# [Goal]
From the entries below, copy every line holding the word "this".

# [Record excerpts]
++++++++++
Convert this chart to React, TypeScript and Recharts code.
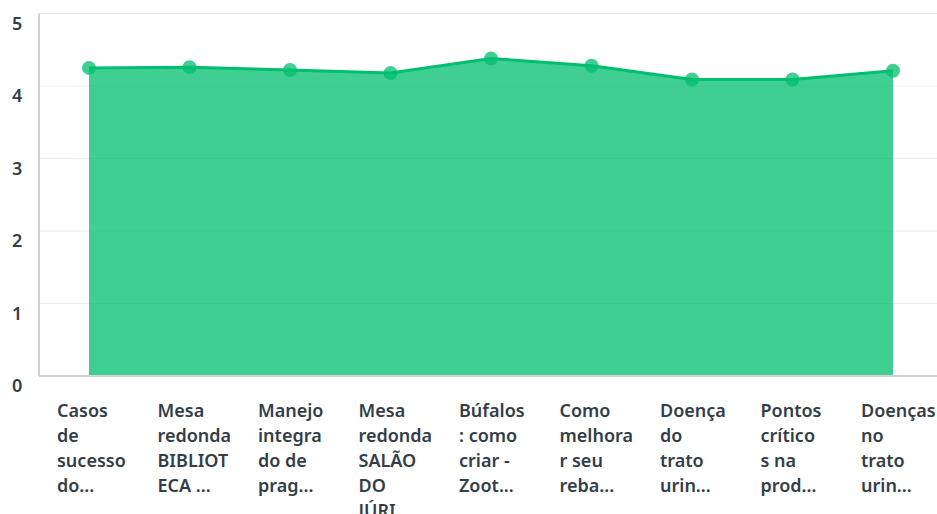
++++++++++
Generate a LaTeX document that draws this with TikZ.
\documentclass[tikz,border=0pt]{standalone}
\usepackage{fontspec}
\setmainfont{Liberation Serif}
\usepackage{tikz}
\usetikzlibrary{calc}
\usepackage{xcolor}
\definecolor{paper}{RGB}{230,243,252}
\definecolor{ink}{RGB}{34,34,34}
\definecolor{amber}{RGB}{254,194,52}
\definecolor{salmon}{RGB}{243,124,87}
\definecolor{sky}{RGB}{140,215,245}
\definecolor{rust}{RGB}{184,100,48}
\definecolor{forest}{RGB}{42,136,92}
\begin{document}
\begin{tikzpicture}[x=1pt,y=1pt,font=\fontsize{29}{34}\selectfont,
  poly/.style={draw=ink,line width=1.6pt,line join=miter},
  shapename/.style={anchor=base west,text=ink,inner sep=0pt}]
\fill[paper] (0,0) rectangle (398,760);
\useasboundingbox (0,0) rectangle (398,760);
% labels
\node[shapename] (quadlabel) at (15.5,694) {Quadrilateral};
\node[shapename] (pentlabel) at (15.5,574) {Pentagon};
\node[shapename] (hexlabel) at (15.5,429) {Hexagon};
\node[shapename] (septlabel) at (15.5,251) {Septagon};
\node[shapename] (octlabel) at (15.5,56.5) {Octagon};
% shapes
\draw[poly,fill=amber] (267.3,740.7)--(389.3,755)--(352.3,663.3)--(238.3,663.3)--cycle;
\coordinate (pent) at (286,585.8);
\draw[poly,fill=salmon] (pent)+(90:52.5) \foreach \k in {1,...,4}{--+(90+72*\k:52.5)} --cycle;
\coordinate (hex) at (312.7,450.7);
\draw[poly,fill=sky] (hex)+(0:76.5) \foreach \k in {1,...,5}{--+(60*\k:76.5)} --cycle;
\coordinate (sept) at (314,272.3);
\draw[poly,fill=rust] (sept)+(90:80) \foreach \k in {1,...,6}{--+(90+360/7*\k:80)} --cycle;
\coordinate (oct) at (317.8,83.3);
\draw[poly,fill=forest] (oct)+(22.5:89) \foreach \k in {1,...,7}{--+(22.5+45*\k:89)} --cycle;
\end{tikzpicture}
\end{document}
++++++++++
# [Full output]
Convert this chart to React, TypeScript and Recharts code.
Generate a LaTeX document that draws this with TikZ.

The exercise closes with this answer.